> _EXERCISE DESCRIPTION_
Leave out all pictures. Return exactly the lines from the top of the material through the line containing "0.3, 0.35, 0.4];".

=== DATA EXTRACT ===

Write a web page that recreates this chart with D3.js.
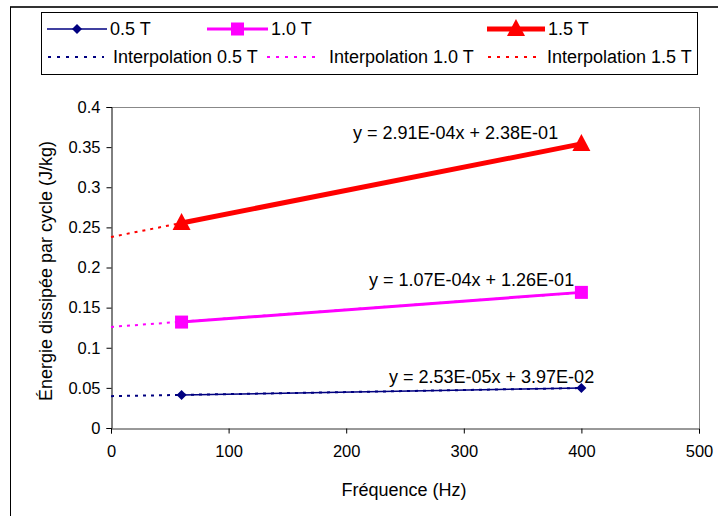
<!DOCTYPE html>
<html><head><meta charset="utf-8">
<script src="https://cdn.jsdelivr.net/npm/d3@7"></script>
<style>body{margin:0;background:#fff}text{font-family:"Liberation Sans",Arial,sans-serif}</style>
</head><body>
<svg id="c" width="718" height="516"></svg>
<script>
const frequencies = [60, 400];
const seriesNames = ["0.5 T", "1.0 T", "1.5 T"];
const energy05 = [0.0412, 0.0498];
const energy10 = [0.132, 0.169];
const energy15 = [0.2555, 0.354];
const trendSlopes = [2.53e-5, 1.07e-4, 2.91e-4];
const trendIntercepts = [3.97e-2, 1.26e-1, 2.38e-1];
const trendLabels = ["y = 2.53E-05x + 3.97E-02", "y = 1.07E-04x + 1.26E-01", "y = 2.91E-04x + 2.38E-01"];
const xTicks = [0, 100, 200, 300, 400, 500];
const yTicks = [0, 0.05, 0.1, 0.15, 0.2, 0.25, 0.3, 0.35, 0.4];

const colors = ["#000080", "#FF00FF", "#FF0000"];
const widths = [1.5, 3, 5];
const series = [energy05, energy10, energy15];

const svg = d3.select("#c");
// outer frame
svg.append("line").attr("x1",10).attr("y1",7).attr("x2",718).attr("y2",7).attr("stroke","#333").attr("stroke-width",2);
svg.append("line").attr("x1",10.5).attr("y1",7).attr("x2",10.5).attr("y2",516).attr("stroke","#000").attr("stroke-width",1);

const x = d3.scaleLinear().domain([0,500]).range([111,699]);
const y = d3.scaleLinear().domain([0,0.4]).range([428,107]);

// plot border
svg.append("line").attr("x1",111).attr("y1",107.5).attr("x2",699.5).attr("y2",107.5).attr("stroke","#888");
svg.append("line").attr("x1",699.5).attr("y1",107).attr("x2",699.5).attr("y2",428).attr("stroke","#888");

const yAxis = svg.append("g").attr("transform","translate(111.5,0)")
  .call(d3.axisLeft(y).tickValues(yTicks).tickSize(5).tickPadding(6).tickFormat(d=>String(+d.toFixed(2))));
const xAxis = svg.append("g").attr("transform","translate(0,428.5)")
  .call(d3.axisBottom(x).tickValues(xTicks).tickSize(5).tickPadding(12).tickFormat(d=>d));
[yAxis,xAxis].forEach(g=>{
  g.selectAll("path,line").attr("stroke","#000");
  g.selectAll("text").style("font-size","16.5px").attr("fill","#000");
});
xAxis.select("path").attr("stroke","#333");

svg.append("text").attr("x",404).attr("y",496).attr("text-anchor","middle").style("font-size","18px").text("Fréquence (Hz)");
svg.append("text").attr("transform","translate(52,271) rotate(-90)").attr("text-anchor","middle").style("font-size","18px").text("Énergie dissipée par cycle (J/kg)");

// trendlines (dotted, from 0 to 400)
const line = d3.line().x(d=>x(d[0])).y(d=>y(d[1]));
series.forEach((s,i)=>{
  const pts = [0, frequencies[frequencies.length-1]].map(f=>[f, trendIntercepts[i]+trendSlopes[i]*f]);
  svg.append("path").attr("d",line(pts)).attr("fill","none").attr("stroke",colors[i]).attr("stroke-width",2).attr("stroke-dasharray","3,5");
});

// series lines
series.forEach((s,i)=>{
  svg.append("path").attr("d",line(frequencies.map((f,j)=>[f,s[j]]))).attr("fill","none").attr("stroke",colors[i]).attr("stroke-width",widths[i]);
});

function marker(g,i,cx,cy){
  if(i===0) g.append("path").attr("d",`M${cx},${cy-5}L${cx+5},${cy}L${cx},${cy+5}L${cx-5},${cy}Z`).attr("fill",colors[0]);
  else if(i===1) g.append("rect").attr("x",cx-6.5).attr("y",cy-6.5).attr("width",13).attr("height",13).attr("fill",colors[1]);
  else g.append("path").attr("d",`M${cx},${cy-10}L${cx+9},${cy+7}L${cx-9},${cy+7}Z`).attr("fill",colors[2]);
}
series.forEach((s,i)=>{
  frequencies.forEach((f,j)=>marker(svg,i,x(f),y(s[j])));
});

// trend labels
const labelPos = [[389,383],[369,286],[353,139]];
trendLabels.forEach((t,i)=>{
  svg.append("text").attr("x",labelPos[i][0]).attr("y",labelPos[i][1]).style("font-size","18px").text(t);
});

// legend
svg.append("rect").attr("x",41.5).attr("y",12.5).attr("width",656).attr("height",62).attr("fill","#fff").attr("stroke","#000");
const legX1 = [[47,107],[207,268],[487,545]];
legX1.forEach((p,i)=>{
  const yy=29;
  svg.append("line").attr("x1",p[0]).attr("x2",p[1]).attr("y1",yy).attr("y2",yy).attr("stroke",colors[i]).attr("stroke-width",widths[i]);
  marker(svg,i,(p[0]+p[1])/2,yy);
  svg.append("text").attr("x",p[1]+3).attr("y",yy+6).style("font-size","18px").text(seriesNames[i]);
});
const legX2 = [[48,104],[267,320],[488,538]];
legX2.forEach((p,i)=>{
  const yy=57;
  svg.append("line").attr("x1",p[0]).attr("x2",p[1]).attr("y1",yy).attr("y2",yy).attr("stroke",colors[i]).attr("stroke-width",2).attr("stroke-dasharray","3,6");
  svg.append("text").attr("x",p[1]+9).attr("y",yy+6).style("font-size","18px").text("Interpolation "+seriesNames[i]);
});
</script>
</body></html>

===

> _FINISHED ANSWER_
Write a web page that recreates this chart with D3.js.
<!DOCTYPE html>
<html><head><meta charset="utf-8">
<script src="https://cdn.jsdelivr.net/npm/d3@7"></script>
<style>body{margin:0;background:#fff}text{font-family:"Liberation Sans",Arial,sans-serif}</style>
</head><body>
<svg id="c" width="718" height="516"></svg>
<script>
const frequencies = [60, 400];
const seriesNames = ["0.5 T", "1.0 T", "1.5 T"];
const energy05 = [0.0412, 0.0498];
const energy10 = [0.132, 0.169];
const energy15 = [0.2555, 0.354];
const trendSlopes = [2.53e-5, 1.07e-4, 2.91e-4];
const trendIntercepts = [3.97e-2, 1.26e-1, 2.38e-1];
const trendLabels = ["y = 2.53E-05x + 3.97E-02", "y = 1.07E-04x + 1.26E-01", "y = 2.91E-04x + 2.38E-01"];
const xTicks = [0, 100, 200, 300, 400, 500];
const yTicks = [0, 0.05, 0.1, 0.15, 0.2, 0.25, 0.3, 0.35, 0.4];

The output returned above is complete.